As for speed metal, I don't even consider it to exist, it just doesn't seem to fit in anywhere.

Those are the basics. (i may be leaving one out....)

I think I'd add epic on there to substitute flower....thats what the music is trying to achieve..."epic" status.

I don't really see how the music sounds 'happy' (like everyone labels it)...Im listening to lost horizon now....and it's pretty funny reading pyrus' list there and then listening to this music, but it still doesnt sound happy, it sounds like they're trying to be serious or it a bit of an epic quality.

and I do not deny the existence of metal, metal is what all the bands are in essence, Im just categorizing them to:

A>annoy you
B>do something to rid myself of boredom
HemiGTX said:
I'd go as far as calling Pantera's Cowboys From Hell power metal....

I like your deviate/deviant theory. And I agree/believe that Helloween was the first. That's all I'll give you.

RP--Here's something funny. Back when Van Halen was a new band, who were a ROCK band...they called them "progressive". Now, today, progressive is something else. It's a blend of the undefinable. THat's fine. But back then I nearly choked with laughter when VH was considered progressive! I didn't even know what that was. At the time it meant, incorporating new influences. To me, it still means that.

Melody whether subtle or obvious, is still melody. And I consider thrash to be melodic. If it isn't it's going towards a death undertone. And don't forget, speed metal. Speed metal is where thrash was born...melody, transitions, complicated break downs, build ups, the beloved DYNAMIC shift is when it became thrash.

You seem to be denying the existence or simple METAL! Some bands are so metal they defy labeling and categories. It can be disservice. Label if it fits, if it doesn''s Metal.

Power Metal? Keyboards. High pitched evil witch vocals (or for some, scared little girl), drama, story telling, heavy melodic moments, sweet.

Pft.....Metal Church Power Metal. Pft....Nevermore Power Metal.

Dude! Have you even heard The human Factor from MC? How can the killer song, "Date With Poverty" be Power metal?

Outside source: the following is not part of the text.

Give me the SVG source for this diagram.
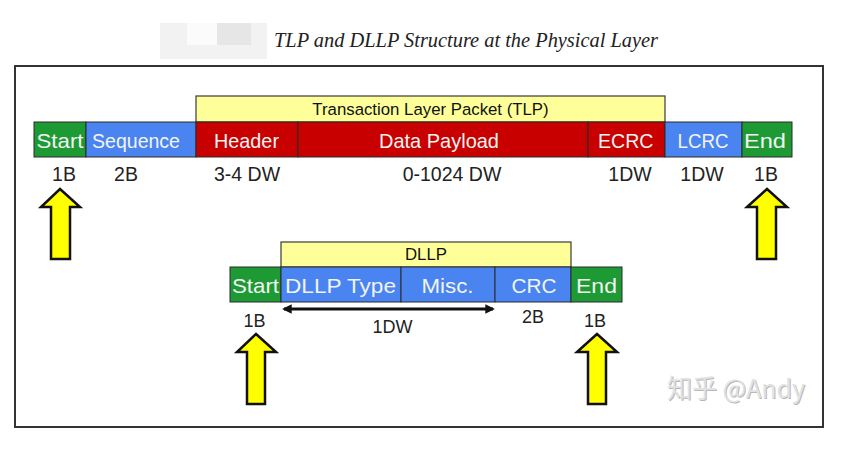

It contains self reflective honesty (power does not), humor (That's not part of Power in the least) CRUNCH! Heavy break downs, hard leads, depth in the vocal department. NO....I defy you. I can see how you would think that. But, I don't agree.

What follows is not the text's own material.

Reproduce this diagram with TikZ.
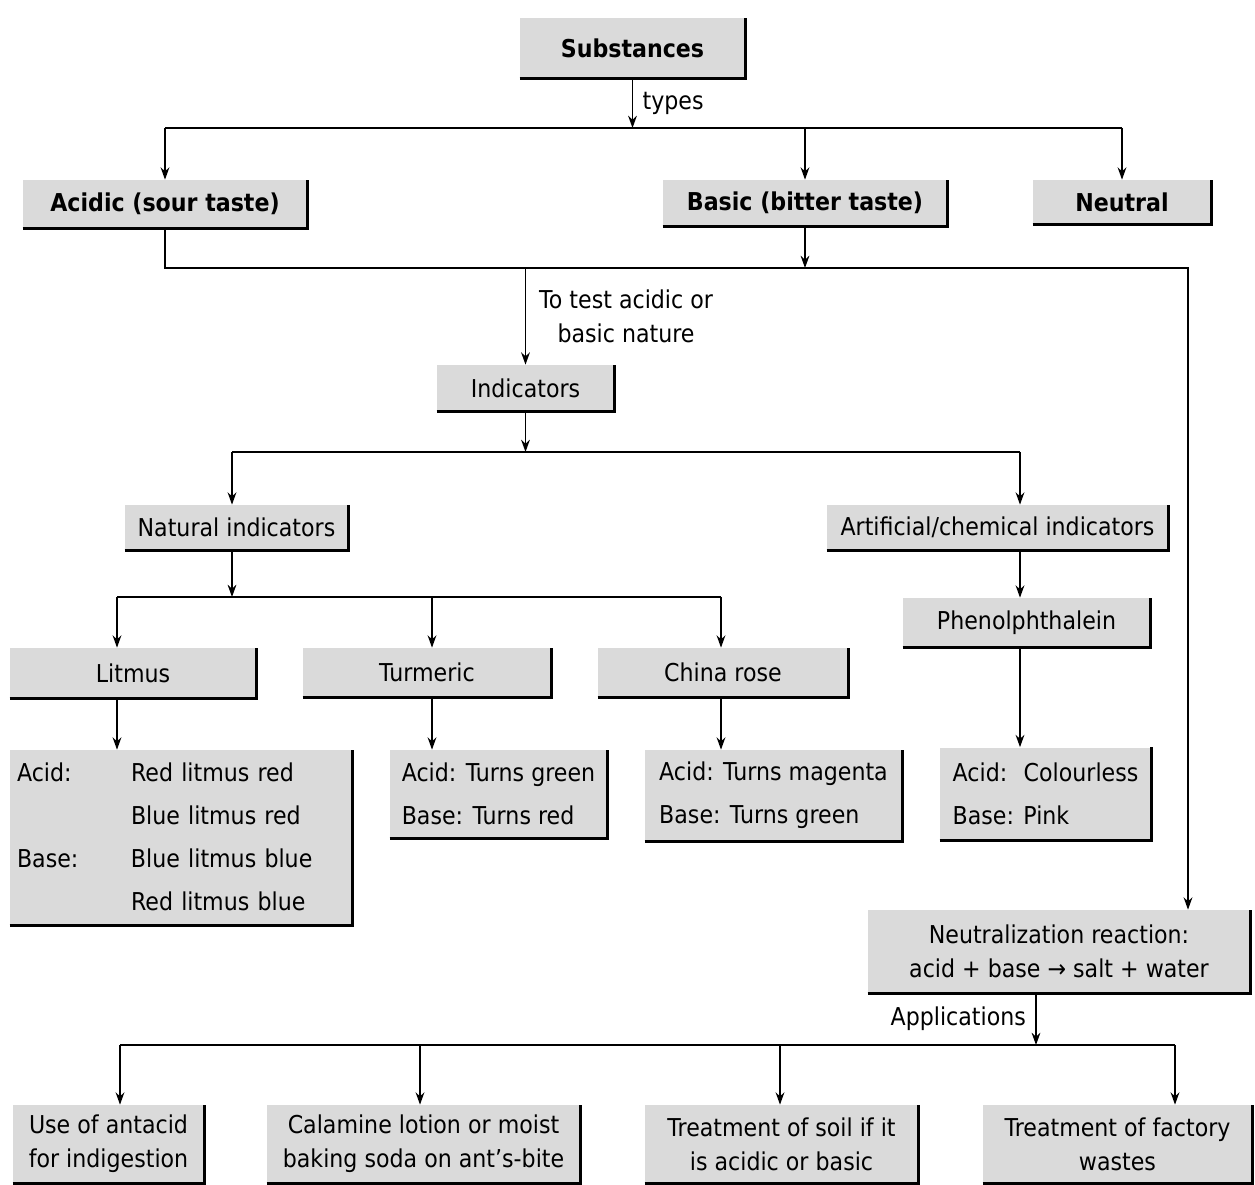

"I'm so fucking broke, I even can't to afford to pay attention, Don't you know who I am? You got any food? I need a drink! Ah, fuck you!"

Okay, now you can back to ignoring me. You're totally entitled to your opinion, but I had to call you on it.
thebigyetti said:
damn people! it was just supposed tobe somehing to laugh at, not a start to an intellectual discussion:lol::lol::lol:

Maybe next time you make a thread, you should put some rules on it or something. Didn't know a discussion was wrong. Sorry Yetti.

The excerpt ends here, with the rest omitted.